We know that fire personnel will be on high alert this weekend during the heat wave and we heard how the high temperatures impact local employees in a few different industries, but what about the people out there determined to not let the weather get in the way of their play?
The scene Thursday at the Sportsplex USA softball fields in Poway was just like many other fields and recreation centers in the county – busy despite the scorching sun.
Several games were played on the complex’s multiple fields and many began at the peak of the day’s high temperatures. In Poway, that was upwards of 90 degrees.
But gamers like Nathan Harmon told NBC 7 they took the heat into account during their pregame routine.
“I kill a good water bottle or two a day, but today I had to go into three and four just to make sure I stay hydrated and didn't have to have someone come rescue you out on the field,” Harmon said. He pitched for No Glove, No Love Thursday afternoon.
Countless other players will show up to the fields Friday and over the weekend. An excessive heat warning was issued by the National Weather Service for the foothills while a heat advisory was also in effect Friday for communities like Vista, Chula Vista, National City and San Diego.
During that period, San Diego’s coastal areas will likely see temperatures in the 90s and inland areas can expect temperatures breaking 100 degrees.
“We are not minding it now, but I think tomorrow and over the weekend it is going to be a little bit different,” Harmon said. “A little more water and a little less beer over the weekend.”
At places like the Bernardo Winery, the heat wave changes plans for events like an upcoming weekend wedding. Prolonged high temperatures can also impact the quality of the grapes.
Ross Rizzo Jr, president and winemaker at the winery, said the drastic swing in temperatures makes the grapes vulnerable to powdery mildew and dehydration with harvest only one month away.
“Any sort of business where you are kind of depending on Mother Nature to cooperate and she doesn't, it is tough and we do our very best to do the things we need to prepare," Rizzo said.
In El Cajon where an excessive heat warning was issued and temperatures reached 98 degrees, workers at the San Diego ice Factory suited up for their shifts in scarves, beanies and hoodies.
Employee Anthony Toma said hydration is still important, especially when a crew has to leave the building and hop in a delivery truck.
“We have cases of water here that they throw on the trucks, so they get their job done and they stay hydrated because if they don’t they’ll start feeling it,” Toma said.
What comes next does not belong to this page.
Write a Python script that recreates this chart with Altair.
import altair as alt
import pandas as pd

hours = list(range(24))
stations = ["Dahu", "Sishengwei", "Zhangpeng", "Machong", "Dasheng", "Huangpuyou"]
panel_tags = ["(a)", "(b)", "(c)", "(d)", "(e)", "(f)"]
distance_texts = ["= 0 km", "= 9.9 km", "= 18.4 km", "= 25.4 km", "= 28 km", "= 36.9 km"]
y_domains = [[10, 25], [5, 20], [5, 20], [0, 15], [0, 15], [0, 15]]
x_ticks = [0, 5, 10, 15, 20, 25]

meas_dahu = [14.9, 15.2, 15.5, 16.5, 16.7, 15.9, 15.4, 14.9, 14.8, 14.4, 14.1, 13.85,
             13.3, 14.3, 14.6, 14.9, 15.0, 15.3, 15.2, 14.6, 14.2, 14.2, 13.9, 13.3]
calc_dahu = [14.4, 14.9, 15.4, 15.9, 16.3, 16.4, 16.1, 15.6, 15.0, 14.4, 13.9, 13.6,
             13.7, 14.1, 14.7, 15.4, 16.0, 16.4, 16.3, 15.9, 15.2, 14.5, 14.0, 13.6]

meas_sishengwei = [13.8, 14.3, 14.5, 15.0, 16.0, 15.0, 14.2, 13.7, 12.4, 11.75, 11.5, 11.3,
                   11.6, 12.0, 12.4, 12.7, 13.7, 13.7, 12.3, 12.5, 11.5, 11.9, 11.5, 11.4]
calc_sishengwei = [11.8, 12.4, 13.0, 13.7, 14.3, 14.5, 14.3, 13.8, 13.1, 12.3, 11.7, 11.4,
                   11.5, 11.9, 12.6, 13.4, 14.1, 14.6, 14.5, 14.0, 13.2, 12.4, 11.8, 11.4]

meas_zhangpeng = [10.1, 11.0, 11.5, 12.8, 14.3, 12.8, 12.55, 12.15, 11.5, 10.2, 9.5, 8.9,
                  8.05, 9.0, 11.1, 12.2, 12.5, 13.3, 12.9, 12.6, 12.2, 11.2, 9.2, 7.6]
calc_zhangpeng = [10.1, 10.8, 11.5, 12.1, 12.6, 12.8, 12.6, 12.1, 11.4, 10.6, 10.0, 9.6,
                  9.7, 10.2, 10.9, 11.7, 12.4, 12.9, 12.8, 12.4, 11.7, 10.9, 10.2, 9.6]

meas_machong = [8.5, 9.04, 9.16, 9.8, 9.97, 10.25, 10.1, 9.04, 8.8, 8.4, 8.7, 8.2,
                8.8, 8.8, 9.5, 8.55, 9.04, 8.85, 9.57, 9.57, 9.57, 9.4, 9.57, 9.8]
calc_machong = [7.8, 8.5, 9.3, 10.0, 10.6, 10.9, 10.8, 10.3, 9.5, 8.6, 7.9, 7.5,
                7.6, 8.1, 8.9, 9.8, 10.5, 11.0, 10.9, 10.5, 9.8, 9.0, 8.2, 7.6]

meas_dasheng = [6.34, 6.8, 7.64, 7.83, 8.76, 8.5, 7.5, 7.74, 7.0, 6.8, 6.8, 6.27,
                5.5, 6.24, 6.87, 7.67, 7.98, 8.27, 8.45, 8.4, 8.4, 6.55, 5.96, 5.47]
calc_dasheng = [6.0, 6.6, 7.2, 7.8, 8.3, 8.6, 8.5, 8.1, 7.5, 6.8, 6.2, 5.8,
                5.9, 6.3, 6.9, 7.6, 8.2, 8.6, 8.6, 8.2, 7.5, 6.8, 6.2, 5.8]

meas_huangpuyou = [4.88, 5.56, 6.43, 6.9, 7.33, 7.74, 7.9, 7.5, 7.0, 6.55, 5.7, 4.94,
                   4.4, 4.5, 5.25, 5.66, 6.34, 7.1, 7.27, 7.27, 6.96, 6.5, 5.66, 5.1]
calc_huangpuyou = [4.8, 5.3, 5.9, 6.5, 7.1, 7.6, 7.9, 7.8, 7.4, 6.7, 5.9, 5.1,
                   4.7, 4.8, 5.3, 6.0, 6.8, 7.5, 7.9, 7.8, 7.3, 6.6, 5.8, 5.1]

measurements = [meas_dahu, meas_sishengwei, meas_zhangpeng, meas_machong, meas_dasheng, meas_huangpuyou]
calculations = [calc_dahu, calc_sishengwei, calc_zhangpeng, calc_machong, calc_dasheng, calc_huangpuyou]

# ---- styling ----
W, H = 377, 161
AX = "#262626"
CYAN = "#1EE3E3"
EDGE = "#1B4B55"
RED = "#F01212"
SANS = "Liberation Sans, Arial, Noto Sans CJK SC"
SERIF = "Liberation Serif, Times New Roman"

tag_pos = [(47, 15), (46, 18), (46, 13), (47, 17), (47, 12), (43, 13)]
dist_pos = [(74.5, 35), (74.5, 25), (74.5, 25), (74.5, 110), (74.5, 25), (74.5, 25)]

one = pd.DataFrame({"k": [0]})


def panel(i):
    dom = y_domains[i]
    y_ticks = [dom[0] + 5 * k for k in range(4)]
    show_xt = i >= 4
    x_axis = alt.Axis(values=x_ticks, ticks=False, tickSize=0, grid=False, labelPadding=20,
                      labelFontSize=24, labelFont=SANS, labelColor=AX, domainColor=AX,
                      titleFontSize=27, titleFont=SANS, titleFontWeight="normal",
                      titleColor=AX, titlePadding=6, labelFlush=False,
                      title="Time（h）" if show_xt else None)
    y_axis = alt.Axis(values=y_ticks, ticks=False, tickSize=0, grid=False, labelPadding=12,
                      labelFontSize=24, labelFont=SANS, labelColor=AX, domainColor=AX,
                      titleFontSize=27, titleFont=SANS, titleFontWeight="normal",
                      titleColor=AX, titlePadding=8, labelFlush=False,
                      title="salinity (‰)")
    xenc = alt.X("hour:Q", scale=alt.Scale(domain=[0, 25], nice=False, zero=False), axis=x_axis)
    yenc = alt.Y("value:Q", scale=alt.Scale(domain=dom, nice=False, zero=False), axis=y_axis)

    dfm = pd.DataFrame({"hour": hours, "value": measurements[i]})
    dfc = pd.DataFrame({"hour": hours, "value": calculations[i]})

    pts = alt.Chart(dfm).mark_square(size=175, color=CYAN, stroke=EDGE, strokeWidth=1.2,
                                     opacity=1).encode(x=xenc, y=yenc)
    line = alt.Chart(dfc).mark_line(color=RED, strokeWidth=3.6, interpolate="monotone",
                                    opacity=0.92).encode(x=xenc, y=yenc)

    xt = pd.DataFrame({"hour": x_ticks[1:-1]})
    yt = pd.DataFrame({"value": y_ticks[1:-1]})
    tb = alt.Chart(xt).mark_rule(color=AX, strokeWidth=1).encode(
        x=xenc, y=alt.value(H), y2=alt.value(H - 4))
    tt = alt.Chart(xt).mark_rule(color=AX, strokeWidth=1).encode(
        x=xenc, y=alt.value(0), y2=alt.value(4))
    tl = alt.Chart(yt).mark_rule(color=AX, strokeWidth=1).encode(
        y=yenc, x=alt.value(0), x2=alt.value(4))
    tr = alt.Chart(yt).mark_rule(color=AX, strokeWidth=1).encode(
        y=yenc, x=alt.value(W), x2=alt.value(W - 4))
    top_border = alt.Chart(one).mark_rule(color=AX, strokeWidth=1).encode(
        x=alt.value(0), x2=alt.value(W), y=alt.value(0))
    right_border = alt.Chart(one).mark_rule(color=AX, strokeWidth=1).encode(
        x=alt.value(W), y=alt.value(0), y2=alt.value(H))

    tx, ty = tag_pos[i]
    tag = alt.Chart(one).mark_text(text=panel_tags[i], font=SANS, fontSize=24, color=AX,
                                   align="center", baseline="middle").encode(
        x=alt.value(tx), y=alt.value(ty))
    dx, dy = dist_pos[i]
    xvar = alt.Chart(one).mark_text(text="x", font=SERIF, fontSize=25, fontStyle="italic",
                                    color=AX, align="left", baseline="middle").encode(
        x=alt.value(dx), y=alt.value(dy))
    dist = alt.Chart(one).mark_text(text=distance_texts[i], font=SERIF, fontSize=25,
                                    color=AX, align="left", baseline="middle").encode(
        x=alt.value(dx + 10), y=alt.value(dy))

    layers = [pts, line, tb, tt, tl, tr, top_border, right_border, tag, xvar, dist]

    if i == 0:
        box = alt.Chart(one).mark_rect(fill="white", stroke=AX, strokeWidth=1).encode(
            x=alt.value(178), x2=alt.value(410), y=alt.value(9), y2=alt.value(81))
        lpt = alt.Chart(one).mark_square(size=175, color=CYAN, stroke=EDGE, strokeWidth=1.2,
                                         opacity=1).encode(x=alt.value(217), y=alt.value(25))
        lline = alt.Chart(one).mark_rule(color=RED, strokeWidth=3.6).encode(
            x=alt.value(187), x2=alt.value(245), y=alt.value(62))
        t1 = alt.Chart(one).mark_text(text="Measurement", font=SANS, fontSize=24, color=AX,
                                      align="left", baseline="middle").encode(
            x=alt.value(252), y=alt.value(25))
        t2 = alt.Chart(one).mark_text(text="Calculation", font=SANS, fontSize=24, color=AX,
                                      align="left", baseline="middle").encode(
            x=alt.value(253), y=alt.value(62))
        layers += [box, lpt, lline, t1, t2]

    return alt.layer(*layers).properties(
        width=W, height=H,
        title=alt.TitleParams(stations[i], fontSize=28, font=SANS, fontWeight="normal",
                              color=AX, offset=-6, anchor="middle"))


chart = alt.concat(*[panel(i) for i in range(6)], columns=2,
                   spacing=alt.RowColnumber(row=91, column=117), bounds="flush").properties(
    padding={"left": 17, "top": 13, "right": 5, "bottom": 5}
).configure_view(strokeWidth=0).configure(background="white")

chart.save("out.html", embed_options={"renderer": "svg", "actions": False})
Others working where more formal attire is required said it’s always a struggle balancing comfort and dress code.
Hilton Mariott Manager Juan Alarie is rarely seen at work without a blazer, but when he stepped away from the office to grab lunch the coat didn’t make the trip.
Human Resources experts told NBC 7 that it’s always best to check with supervisors and see what bends in the dress code are acceptable when it’s hot, but all of the experts we talked to said one rule remains constant: no flip flops!